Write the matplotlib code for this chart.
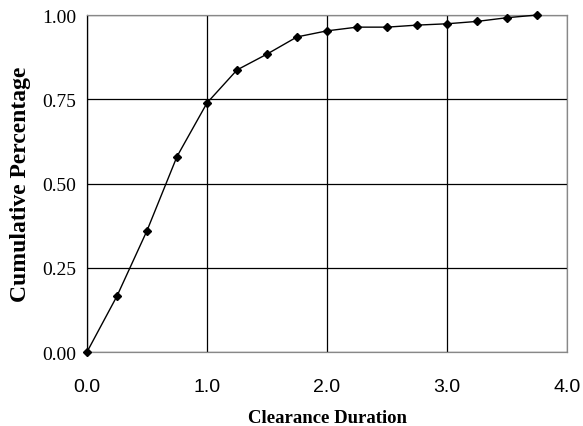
import numpy as np
import matplotlib
matplotlib.use('Agg')
import matplotlib.pyplot as plt

# DATA
duration = [0.0, 0.25, 0.5, 0.75, 1.0, 1.25, 1.5, 1.75, 2.0,
            2.25, 2.5, 2.75, 3.0, 3.25, 3.5, 3.75]
cum_pct = [0.0, 0.166, 0.36, 0.58, 0.739, 0.837, 0.884, 0.935, 0.953,
           0.964, 0.964, 0.970, 0.974, 0.981, 0.992, 1.0]
xticks = [0.0, 1.0, 2.0, 3.0, 4.0]
yticks = [0.0, 0.25, 0.5, 0.75, 1.0]

fig = plt.figure(figsize=(5.83, 4.27), dpi=100)
ax = fig.add_axes([0.1492, 0.1733, 0.8234, 0.7892])

ax.plot(duration, cum_pct, color='black', linewidth=1.0,
        marker='D', markersize=4.5, markerfacecolor='black',
        markeredgecolor='black', zorder=3, clip_on=False)

ax.set_xlim(0, 4)
ax.set_ylim(0, 1)
ax.set_xticks(xticks)
ax.set_yticks(yticks)
ax.set_xticklabels(['%.1f' % v for v in xticks],
                   fontfamily='Liberation Sans', fontsize=14)
ax.set_yticklabels(['%.2f' % v for v in yticks],
                   fontfamily='Liberation Serif', fontsize=14)
ax.tick_params(axis='x', length=0, pad=19)
ax.tick_params(axis='y', length=0, pad=8)

ax.grid(True, color='black', linewidth=0.9)
for s in ax.spines.values():
    s.set_color('#888888')
    s.set_linewidth(0.9)
ax.spines['left'].set_color('black')

ax.set_xlabel('Clearance Duration', fontfamily='Liberation Serif',
              fontweight='bold', fontsize=13.5, labelpad=10)
ax.set_ylabel('Cumulative Percentage', fontfamily='Liberation Serif',
              fontweight='bold', fontsize=17, labelpad=8)

plt.savefig('out.png', dpi=100)
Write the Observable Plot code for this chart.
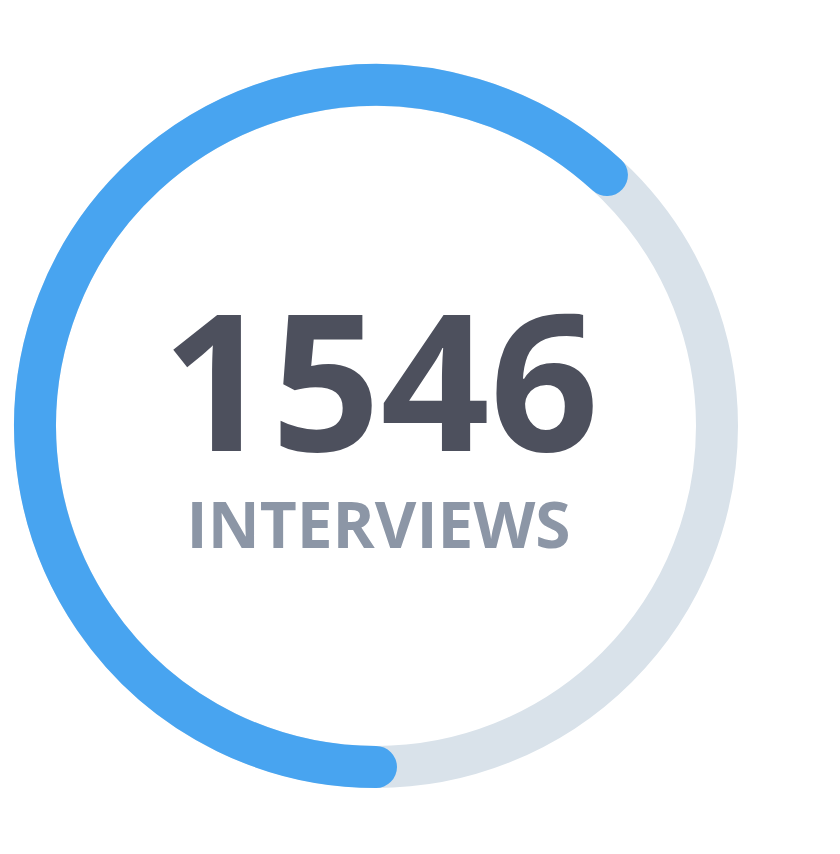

+--

(Given request): How many lines in the data contain the string "this"? Respond with the number only.

(Right answer): 2